To control the drying time of alkyd paints typically two components are added: component one fastens the curing process and is referred to as a catalyst, while component two blocks the catalyst from becoming active during storage. The latter is often a volatile compounds, which evaporates during application of the paint, allowing the catalyst to become active. To meet the increasing awareness of producing sustainable products, it is important to re-evaluate the chemical composition of alkyd paints.
In most alkyd paints the catalyst is based on cobalt. Whereas catalysts based on the more abundant metals manganese and iron exist, the cured coatings typically cannot reach the same hardness levels as with cobalt catalyst (in the case of manganese), or curing can occur already during storage (in the case of iron). In the PhD project of Johan Bootsma, performed at the University of Amsterdam under the supervision of prof. Bas de Bruin, a different approach has been investigated in managing the challenge of balancing storage stability and curing activity.

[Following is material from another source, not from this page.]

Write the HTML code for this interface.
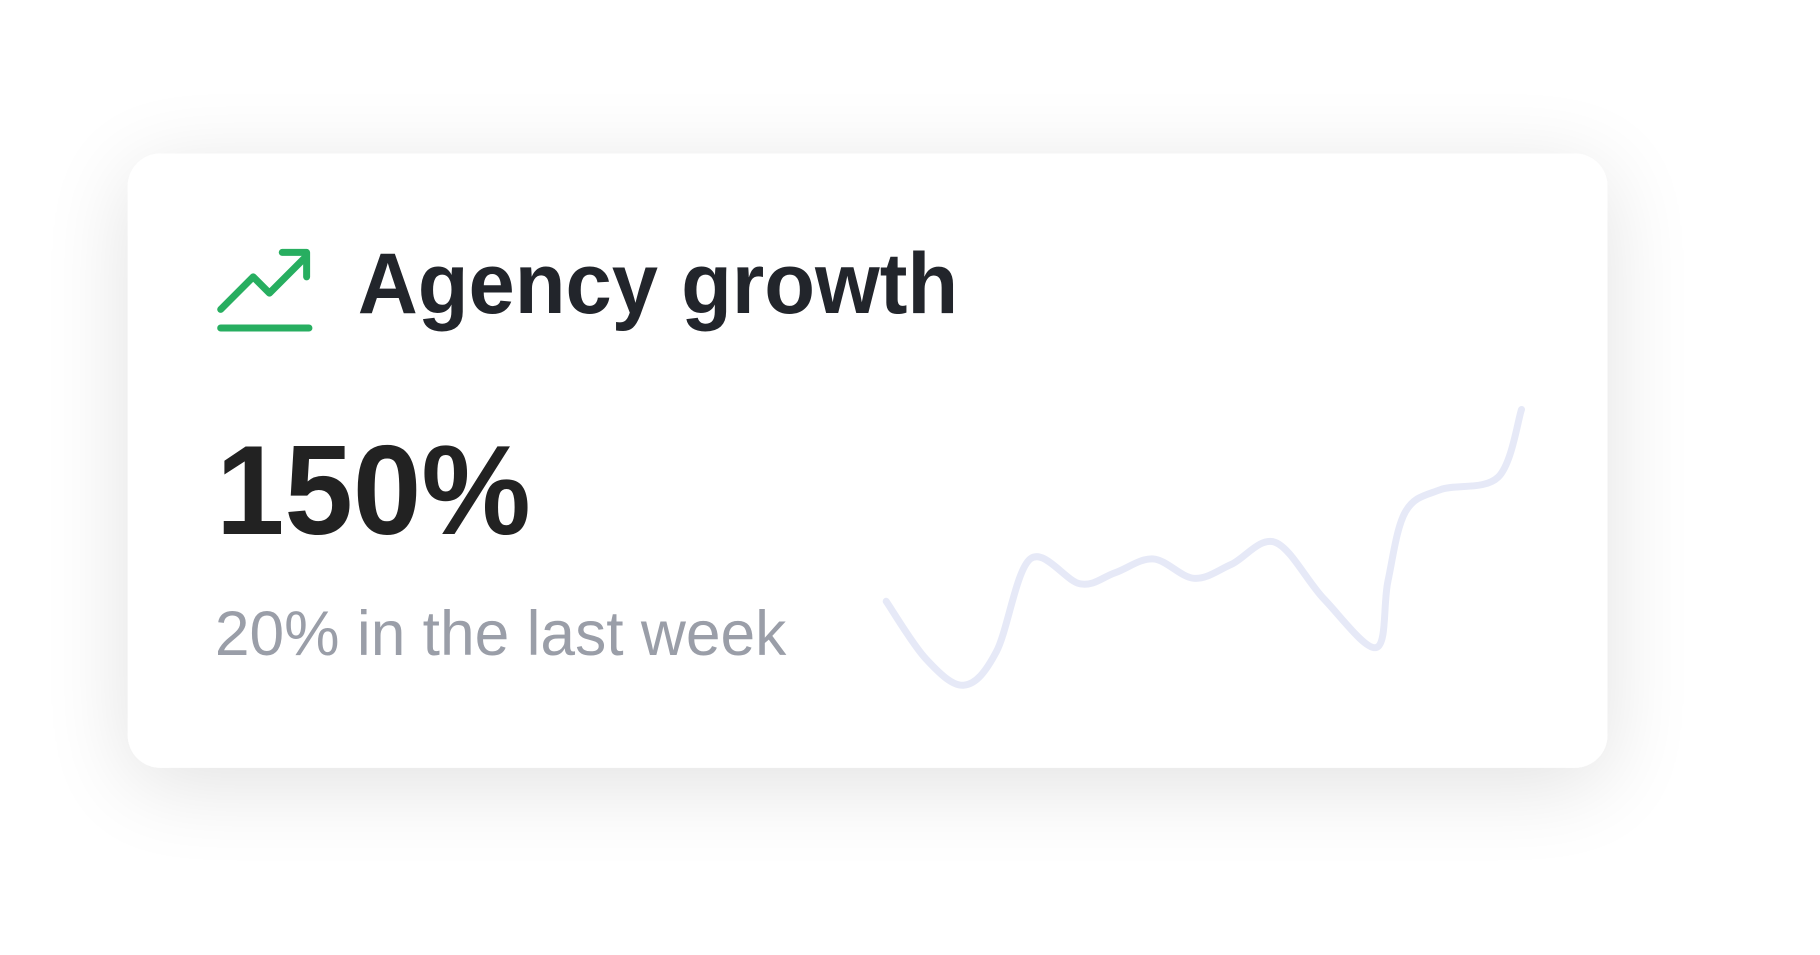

Put simply, it relies on the catalyst only becoming active in the light. As it is dark in a closed can, the catalyst will stay dormant during storage. The drying times of paints dosed with these light-activated iron-based catalysts were just as good as those dosed with a cobalt-based catalyst, without having to add a second component to prevent curing during storage. Moreover, the paints containing the iron catalyst showed promising results regarding the hardness of the cured coatings. Furthermore, the new catalysts did not seem to influence the colour too much.
Altogether, paints containing iron-based catalysts instead of cobalt-based ones show promising results. In the future, the group in which Johan is active will continue this work in exploring the possibilities for sustainable curing of alkyd paints.